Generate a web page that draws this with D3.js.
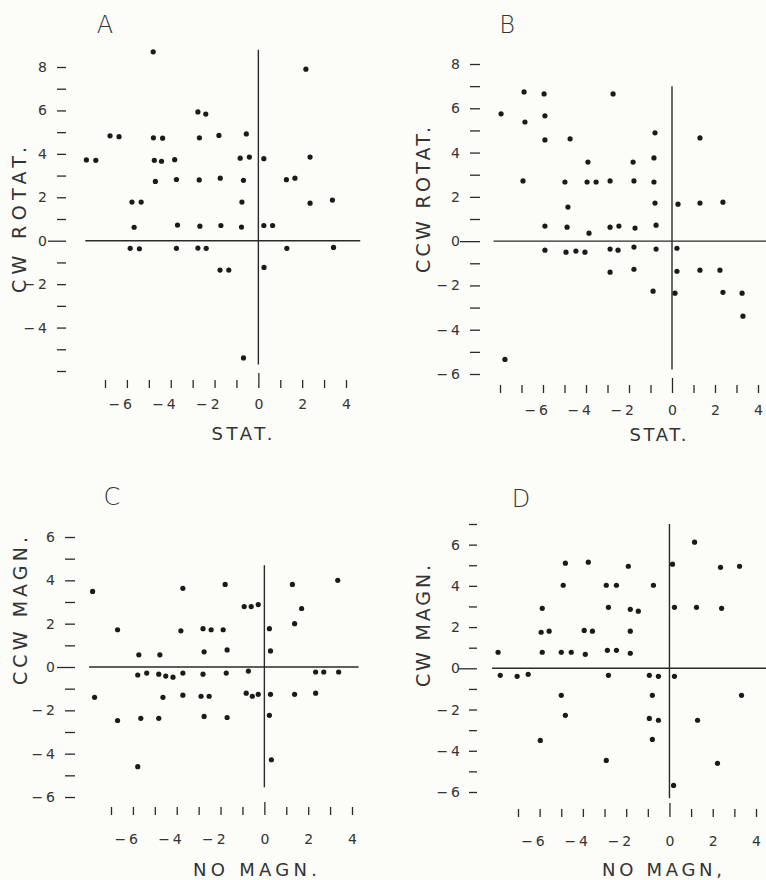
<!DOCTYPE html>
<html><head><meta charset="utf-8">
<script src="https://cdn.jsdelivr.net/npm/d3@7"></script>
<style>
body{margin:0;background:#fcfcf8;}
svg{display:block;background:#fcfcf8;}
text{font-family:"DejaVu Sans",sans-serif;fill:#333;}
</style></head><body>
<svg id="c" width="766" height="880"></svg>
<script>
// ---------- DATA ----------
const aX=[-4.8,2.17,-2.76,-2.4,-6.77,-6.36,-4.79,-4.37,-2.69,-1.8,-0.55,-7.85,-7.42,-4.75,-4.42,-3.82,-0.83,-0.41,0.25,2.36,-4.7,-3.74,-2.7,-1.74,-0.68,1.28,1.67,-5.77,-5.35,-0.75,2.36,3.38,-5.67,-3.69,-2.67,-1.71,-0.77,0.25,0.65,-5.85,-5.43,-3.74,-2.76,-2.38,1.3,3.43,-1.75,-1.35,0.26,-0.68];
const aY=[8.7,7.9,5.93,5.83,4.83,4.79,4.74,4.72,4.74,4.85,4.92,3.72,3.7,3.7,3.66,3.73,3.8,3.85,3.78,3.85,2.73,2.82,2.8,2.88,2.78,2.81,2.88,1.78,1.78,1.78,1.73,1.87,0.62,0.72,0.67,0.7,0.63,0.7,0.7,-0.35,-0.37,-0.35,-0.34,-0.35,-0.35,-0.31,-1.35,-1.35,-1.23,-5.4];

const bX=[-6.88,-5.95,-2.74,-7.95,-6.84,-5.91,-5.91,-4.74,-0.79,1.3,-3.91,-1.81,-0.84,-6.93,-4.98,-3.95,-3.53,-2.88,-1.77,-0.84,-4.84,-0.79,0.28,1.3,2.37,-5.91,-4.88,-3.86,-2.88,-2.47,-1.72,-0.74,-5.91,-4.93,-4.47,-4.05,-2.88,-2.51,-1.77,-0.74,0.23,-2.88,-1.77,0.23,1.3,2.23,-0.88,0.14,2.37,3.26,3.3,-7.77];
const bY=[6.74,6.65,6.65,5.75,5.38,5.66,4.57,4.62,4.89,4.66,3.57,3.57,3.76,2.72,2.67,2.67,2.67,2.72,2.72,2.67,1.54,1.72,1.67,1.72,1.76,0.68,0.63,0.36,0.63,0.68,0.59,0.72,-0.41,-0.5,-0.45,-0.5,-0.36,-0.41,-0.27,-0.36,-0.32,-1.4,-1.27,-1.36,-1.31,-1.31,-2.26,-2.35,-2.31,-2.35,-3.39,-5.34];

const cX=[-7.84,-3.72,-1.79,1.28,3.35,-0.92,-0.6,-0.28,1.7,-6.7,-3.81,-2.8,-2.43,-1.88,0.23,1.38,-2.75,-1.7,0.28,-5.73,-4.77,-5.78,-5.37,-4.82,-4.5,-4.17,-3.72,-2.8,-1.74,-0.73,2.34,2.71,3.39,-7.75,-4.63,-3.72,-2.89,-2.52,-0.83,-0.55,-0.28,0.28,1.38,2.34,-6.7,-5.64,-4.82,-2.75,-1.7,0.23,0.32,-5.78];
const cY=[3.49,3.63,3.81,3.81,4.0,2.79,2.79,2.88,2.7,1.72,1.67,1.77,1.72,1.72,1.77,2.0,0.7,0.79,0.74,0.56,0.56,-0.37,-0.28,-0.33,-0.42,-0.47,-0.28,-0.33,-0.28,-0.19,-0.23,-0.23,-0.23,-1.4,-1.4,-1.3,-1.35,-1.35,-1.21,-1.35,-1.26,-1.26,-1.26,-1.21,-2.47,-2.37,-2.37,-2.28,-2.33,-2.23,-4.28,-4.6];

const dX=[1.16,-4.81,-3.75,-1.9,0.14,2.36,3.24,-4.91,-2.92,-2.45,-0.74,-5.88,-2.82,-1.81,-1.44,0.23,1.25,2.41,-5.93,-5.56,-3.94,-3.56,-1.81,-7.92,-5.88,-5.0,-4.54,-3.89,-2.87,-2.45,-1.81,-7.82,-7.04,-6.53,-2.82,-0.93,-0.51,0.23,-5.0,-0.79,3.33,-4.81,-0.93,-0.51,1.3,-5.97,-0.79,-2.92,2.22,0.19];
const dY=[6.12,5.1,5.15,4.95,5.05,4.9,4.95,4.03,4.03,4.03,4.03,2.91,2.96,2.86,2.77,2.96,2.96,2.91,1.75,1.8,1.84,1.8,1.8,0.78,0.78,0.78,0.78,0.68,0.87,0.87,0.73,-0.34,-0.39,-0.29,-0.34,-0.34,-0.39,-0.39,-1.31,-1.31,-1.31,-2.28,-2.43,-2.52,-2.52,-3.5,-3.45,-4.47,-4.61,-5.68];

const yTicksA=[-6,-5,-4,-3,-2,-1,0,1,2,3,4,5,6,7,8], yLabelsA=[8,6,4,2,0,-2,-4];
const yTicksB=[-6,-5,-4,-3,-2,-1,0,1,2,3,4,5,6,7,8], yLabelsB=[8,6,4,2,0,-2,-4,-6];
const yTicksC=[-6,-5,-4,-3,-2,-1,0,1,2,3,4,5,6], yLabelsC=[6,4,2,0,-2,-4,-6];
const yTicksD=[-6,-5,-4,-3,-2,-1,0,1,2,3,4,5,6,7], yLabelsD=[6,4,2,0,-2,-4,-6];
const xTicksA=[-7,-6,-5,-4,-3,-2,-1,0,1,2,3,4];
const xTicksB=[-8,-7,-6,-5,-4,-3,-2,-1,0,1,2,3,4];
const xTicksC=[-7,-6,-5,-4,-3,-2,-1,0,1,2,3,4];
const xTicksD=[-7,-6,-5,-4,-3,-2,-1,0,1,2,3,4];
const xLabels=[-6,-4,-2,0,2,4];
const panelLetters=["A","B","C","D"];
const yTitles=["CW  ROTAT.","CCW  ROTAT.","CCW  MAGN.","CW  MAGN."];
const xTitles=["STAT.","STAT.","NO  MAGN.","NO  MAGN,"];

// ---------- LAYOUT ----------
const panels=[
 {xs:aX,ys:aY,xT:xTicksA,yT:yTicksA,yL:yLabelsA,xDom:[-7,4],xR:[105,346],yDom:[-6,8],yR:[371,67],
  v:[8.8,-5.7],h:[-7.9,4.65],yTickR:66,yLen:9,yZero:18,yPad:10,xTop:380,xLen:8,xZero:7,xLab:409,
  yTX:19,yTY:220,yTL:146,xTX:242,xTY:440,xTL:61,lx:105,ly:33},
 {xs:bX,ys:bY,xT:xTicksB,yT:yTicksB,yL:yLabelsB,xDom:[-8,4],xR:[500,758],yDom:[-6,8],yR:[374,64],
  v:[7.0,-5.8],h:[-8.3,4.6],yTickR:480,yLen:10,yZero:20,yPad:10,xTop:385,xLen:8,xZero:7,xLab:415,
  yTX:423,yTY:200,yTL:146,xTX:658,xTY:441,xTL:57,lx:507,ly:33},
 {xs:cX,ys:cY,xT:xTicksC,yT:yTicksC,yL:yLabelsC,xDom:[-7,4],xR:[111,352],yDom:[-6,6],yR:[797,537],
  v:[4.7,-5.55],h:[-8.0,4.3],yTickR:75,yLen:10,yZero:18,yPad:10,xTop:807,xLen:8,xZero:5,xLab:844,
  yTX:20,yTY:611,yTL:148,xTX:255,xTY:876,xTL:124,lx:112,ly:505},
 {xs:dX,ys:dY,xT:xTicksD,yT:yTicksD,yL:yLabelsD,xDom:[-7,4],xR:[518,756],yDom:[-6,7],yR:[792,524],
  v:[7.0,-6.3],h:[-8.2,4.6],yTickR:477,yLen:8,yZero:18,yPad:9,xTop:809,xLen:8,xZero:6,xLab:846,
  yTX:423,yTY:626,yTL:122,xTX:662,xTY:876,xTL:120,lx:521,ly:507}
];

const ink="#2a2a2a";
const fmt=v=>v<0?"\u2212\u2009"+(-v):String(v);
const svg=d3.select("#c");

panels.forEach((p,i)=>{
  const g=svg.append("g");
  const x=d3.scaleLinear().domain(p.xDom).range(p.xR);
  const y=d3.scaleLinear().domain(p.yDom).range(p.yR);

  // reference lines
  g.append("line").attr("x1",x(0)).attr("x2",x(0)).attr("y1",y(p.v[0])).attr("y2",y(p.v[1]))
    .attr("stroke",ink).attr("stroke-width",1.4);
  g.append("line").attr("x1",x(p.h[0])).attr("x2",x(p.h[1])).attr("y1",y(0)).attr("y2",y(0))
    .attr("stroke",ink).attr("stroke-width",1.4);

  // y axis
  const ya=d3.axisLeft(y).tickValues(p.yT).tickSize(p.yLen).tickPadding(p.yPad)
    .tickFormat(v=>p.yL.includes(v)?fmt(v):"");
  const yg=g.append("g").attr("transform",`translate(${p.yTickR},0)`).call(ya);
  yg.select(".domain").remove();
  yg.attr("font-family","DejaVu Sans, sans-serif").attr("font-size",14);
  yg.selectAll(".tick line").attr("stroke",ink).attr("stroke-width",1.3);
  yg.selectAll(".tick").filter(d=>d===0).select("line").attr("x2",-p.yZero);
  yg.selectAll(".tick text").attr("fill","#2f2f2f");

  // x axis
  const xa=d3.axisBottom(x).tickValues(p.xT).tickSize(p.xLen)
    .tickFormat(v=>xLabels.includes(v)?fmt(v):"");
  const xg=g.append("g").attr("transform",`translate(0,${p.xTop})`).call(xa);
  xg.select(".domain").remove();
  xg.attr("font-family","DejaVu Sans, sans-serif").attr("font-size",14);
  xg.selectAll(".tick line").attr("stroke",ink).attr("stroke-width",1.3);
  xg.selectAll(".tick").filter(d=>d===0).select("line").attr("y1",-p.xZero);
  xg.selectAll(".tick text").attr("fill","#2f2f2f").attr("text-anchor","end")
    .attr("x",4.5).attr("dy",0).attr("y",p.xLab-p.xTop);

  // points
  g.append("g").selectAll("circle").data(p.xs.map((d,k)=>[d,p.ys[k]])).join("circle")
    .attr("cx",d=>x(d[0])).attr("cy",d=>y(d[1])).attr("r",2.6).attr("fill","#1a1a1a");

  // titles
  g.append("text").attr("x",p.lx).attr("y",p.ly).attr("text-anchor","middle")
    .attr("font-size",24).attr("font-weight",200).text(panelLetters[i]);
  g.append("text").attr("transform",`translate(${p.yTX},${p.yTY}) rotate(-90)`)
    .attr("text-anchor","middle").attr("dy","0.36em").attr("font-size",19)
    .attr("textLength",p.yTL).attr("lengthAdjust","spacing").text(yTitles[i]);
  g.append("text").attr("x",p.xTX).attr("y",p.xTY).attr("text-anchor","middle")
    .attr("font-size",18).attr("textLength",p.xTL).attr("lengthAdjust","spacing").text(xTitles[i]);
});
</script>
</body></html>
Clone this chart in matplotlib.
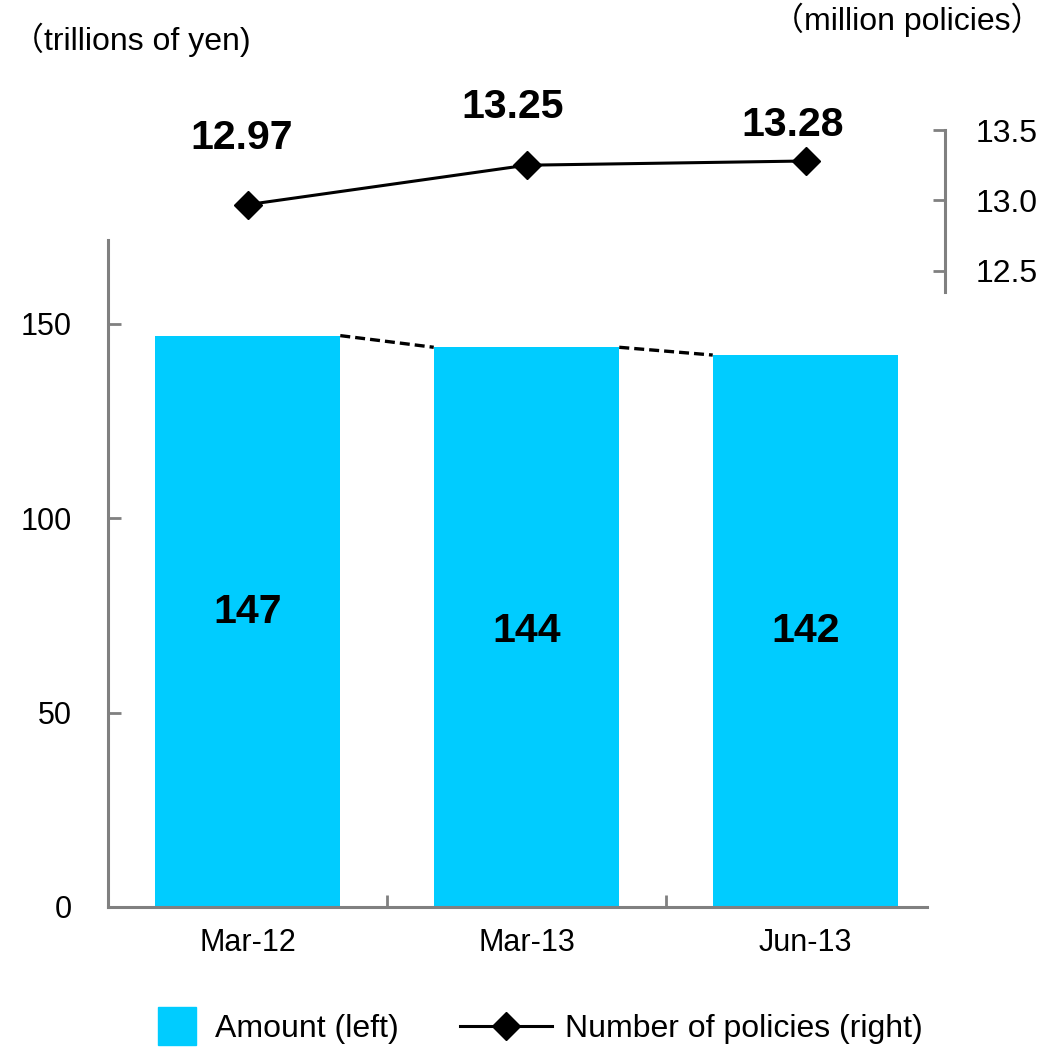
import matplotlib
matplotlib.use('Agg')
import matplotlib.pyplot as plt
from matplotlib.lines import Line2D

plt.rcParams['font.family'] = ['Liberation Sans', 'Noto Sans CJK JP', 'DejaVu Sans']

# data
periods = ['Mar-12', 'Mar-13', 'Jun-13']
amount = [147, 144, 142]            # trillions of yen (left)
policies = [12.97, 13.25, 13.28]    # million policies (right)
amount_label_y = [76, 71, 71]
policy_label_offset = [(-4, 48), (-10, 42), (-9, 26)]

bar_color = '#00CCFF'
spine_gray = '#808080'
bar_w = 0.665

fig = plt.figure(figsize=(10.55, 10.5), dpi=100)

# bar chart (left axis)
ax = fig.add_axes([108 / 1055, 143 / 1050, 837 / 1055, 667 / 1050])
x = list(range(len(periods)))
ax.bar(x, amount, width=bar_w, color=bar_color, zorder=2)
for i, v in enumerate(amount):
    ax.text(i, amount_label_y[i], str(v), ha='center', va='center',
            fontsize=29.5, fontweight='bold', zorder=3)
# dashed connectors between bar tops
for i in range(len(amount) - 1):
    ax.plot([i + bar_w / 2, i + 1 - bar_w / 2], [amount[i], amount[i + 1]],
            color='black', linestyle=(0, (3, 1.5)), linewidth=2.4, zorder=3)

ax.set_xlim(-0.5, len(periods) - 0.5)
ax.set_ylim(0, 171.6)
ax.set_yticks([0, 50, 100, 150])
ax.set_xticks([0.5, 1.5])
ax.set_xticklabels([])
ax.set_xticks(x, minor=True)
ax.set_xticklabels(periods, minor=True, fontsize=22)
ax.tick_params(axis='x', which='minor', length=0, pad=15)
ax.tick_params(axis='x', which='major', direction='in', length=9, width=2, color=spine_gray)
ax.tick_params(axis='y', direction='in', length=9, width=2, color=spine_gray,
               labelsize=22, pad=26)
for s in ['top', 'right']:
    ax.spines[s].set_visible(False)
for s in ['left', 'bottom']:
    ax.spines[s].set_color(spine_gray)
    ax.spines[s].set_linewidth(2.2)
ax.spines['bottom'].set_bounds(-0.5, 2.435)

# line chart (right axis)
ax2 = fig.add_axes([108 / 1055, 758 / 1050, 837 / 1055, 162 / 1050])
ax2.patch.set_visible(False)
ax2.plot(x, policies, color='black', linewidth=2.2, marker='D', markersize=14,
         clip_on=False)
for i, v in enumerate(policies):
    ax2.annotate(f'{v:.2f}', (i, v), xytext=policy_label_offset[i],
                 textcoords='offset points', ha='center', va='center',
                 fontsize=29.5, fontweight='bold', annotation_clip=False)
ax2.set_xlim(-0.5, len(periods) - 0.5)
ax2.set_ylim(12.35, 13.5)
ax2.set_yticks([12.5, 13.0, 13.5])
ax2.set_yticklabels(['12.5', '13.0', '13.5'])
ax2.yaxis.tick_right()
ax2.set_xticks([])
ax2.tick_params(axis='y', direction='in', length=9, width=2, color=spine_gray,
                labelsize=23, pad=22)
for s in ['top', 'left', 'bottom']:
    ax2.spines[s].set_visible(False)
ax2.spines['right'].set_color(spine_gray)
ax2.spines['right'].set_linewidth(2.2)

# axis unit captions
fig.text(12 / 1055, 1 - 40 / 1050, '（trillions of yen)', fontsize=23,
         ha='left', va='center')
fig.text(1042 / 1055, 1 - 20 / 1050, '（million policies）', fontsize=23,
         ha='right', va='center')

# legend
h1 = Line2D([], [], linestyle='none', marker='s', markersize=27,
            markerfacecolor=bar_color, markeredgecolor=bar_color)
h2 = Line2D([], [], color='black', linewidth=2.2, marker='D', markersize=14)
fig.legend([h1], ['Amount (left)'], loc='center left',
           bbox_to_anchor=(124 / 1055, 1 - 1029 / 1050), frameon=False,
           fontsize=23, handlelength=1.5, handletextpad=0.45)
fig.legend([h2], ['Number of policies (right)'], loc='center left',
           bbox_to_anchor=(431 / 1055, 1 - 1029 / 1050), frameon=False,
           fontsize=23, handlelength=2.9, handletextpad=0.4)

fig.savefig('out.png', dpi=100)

**GOAL OF THE EXERCISE**.
Leave out every picture, then retype exactly the lines from the one containing "Clone this chart in matplotlib." through the one containing "fig = plt.figure(figsize=(10.55, 10.5), dpi=100)".

**RESPONSE TO THE TASK**.
Clone this chart in matplotlib.
import matplotlib
matplotlib.use('Agg')
import matplotlib.pyplot as plt
from matplotlib.lines import Line2D

plt.rcParams['font.family'] = ['Liberation Sans', 'Noto Sans CJK JP', 'DejaVu Sans']

# data
periods = ['Mar-12', 'Mar-13', 'Jun-13']
amount = [147, 144, 142]            # trillions of yen (left)
policies = [12.97, 13.25, 13.28]    # million policies (right)
amount_label_y = [76, 71, 71]
policy_label_offset = [(-4, 48), (-10, 42), (-9, 26)]

bar_color = '#00CCFF'
spine_gray = '#808080'
bar_w = 0.665

fig = plt.figure(figsize=(10.55, 10.5), dpi=100)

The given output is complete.